In gergo tecnico, stiamo parlando del tasso di sostituzione. Questa grandezza, espressa in percentuale, rappresenta il rapporto tra l’importo del primo assegno pensionistico e l’ultimo stipendio percepito prima del pensionamento ed è utile per darci una misura di quanto il tenore di vita a cui ci siamo abituati durante la vita attiva potrà essere mantenuto in vecchiaia, una volta fuori dal mondo del lavoro.
Ipotizziamo, per esempio, che l’ultimo stipendio sia di 2.500 euro mensili e che l’assegno pensionistico ammonti invece a 1.500 euro. Ecco, 1.500 rappresenta il 60% di 2.500: vuol dire che l’assegno percepito da pensionati “copre” il 60% dell’ultimo stipendio. Questa percentuale è, appunto, il tasso di sostituzione.
Ma come faccio a conoscere la mia pensione futura?
Consapevole della situazione delicata in cui versa l’INPS, l’ex presidente dell’ente Tito Boeri a suo tempo lanciò una campagna di sensibilizzazione rivolta ai cittadini. L’obiettivo era proprio quello di renderli edotti circa la loro situazione e incentivarli a “correre ai ripari” – tipicamente avviando una qualsiasi forma di previdenza complementare e facendosi carico attivamente del proprio futuro pensionistico.

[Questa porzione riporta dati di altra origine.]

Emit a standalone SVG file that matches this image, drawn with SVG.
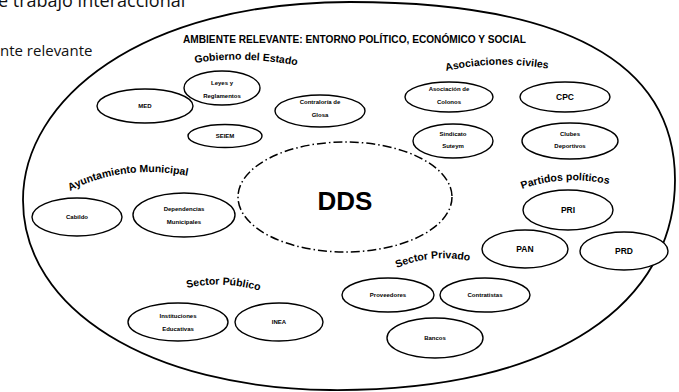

Una delle iniziative proposte a questo scopo si chiama Busta Arancione, ed è qui che si può trovare una simulazione del proprio tasso di sostituzione.
Per conoscere la propria situazione è possibile collegarsi al sito Inps e accedere al servizio “la mia pensione futura”, che permette di fare una simulazione online della possibile evoluzione della propria carriera, calcolata sulla base dei dati a disposizione dell’ente previdenziale, con la stima di diversi dati:
- l’estratto conto dei contributi versati finora, con il nome dei datori di lavoro, le ore lavorate, i tempi e gli importi
- la simulazione della contribuzione futura stimata
- il probabile anno in cui si maturerà il diritto alla pensione di vecchiaia o anticipata
- il possibile stipendio a fine carriera (ipotizzando che non intercorrano periodi di disoccupazione o buchi contributivi)
- la stima dello stipendio pensionistico
- il probabile tasso di sostituzione
Per accedere è necessario richiedere un codice PIN all’ente previdenziale – o essere in possesso delle credenziali SPID.
Su cosa si basano le simulazioni?
Come precisa la stessa INPS, per il servizio online “La mia pensione futura” il calcolo si basa sui dati presenti negli archivi dell’ente, che riguardano la carriera e i contributi versati, e su una proiezione dei periodi contributivi per maturare il diritto alla pensione.
La simulazione prende a riferimento l’ultima gestione previdenziale nella quale si stanno versando i contributi e mette insieme solamente i contributi che si sommano automaticamente per legge.
I calcoli, dunque, vanno presi come una simulazione di massima, tenendo bene a mente che sono suscettibili di variazioni anche significative: per esempio, per quanto riguarda la retribuzione, la crescita stimata è dell’1,5% annuo, ma non è detto che questo corrisponda a realtà (nella versione online questo dato si può modificare manualmente).
Inoltre, il simulatore stima anche alcuni parametri macroeconomici, come per esempio l’andamento del PIL e l’aspettativa di vita, che potrebbero subire variazioni improvvise e imprevedibili.
A cosa servono questi strumenti?
Anche se, come abbiamo visto, queste simulazioni non possono darci un quadro preciso del futuro ad oggi si tratta comunque di strumenti utili a darci una primissima idea di quel che ci aspetta e, soprattutto, a farci capire se e in che misura è il caso di integrare la futura rendita pensionistica pubblica con una forma di previdenza complementare – un fondo pensione aperto o chiuso, un Piano Individuale Pensionistico, un PAC o altro.